Critical sections and mutexes

brueckd at tbye.com brueckd at tbye.com
Thu Oct 25 09:39:54 EDT 2001


On 25 Oct 2001, David Bolen wrote:

> > FWIW, I don't think the GIL will ever go away, or if it does, we'll end up
> > with something that gives the same behavior. Think about it: no GIL means
> > that a normal Python program (ie no extension modules in use) could crash
> > the interpreter.
>
> No it doesn't.  Obviously removing the GIL requires making the C core
> of Python threadsafe, thus it will internally use whatever locks or
> synchronization mechanisms are necessary around shared structures or
> processes.  You don't just stop using the GIL without any other
> changes.  The interpreter just won't be a single global lock.  Python
> scripts shouldn't have any risk at all

That's exactly my point: if the GIL goes away, its replacement will have
the same behavior. For example, today I can safely have two threads append
items to the same list "simultaneously". In your threadsafe Python core
implementation, the same will be true. In neither case do I need to
perform explicit locking on the list, while in C, for example, I'd have
to.

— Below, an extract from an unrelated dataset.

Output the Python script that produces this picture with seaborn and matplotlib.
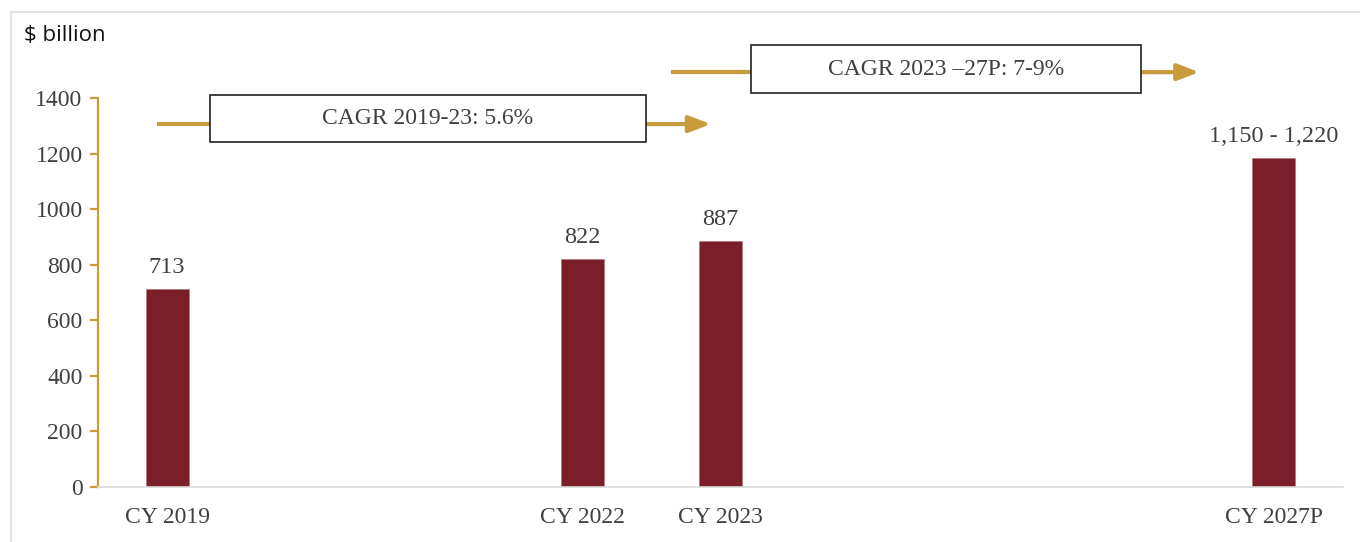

This is precisely the type of "free thread safety" that I've been
talking about, and I'm in no way saying that this fulfills all your needs
all the time.

> have today through misuse of shared resources without locking , and
> yes those scripts that today make assumptions may run into trouble.
> But I just see that as the definition of a well-written threadsafe
> program.

So assuming the GIL is replaced by a threadsafe Python core, what will
break in my program with two worker threads appending to the same list?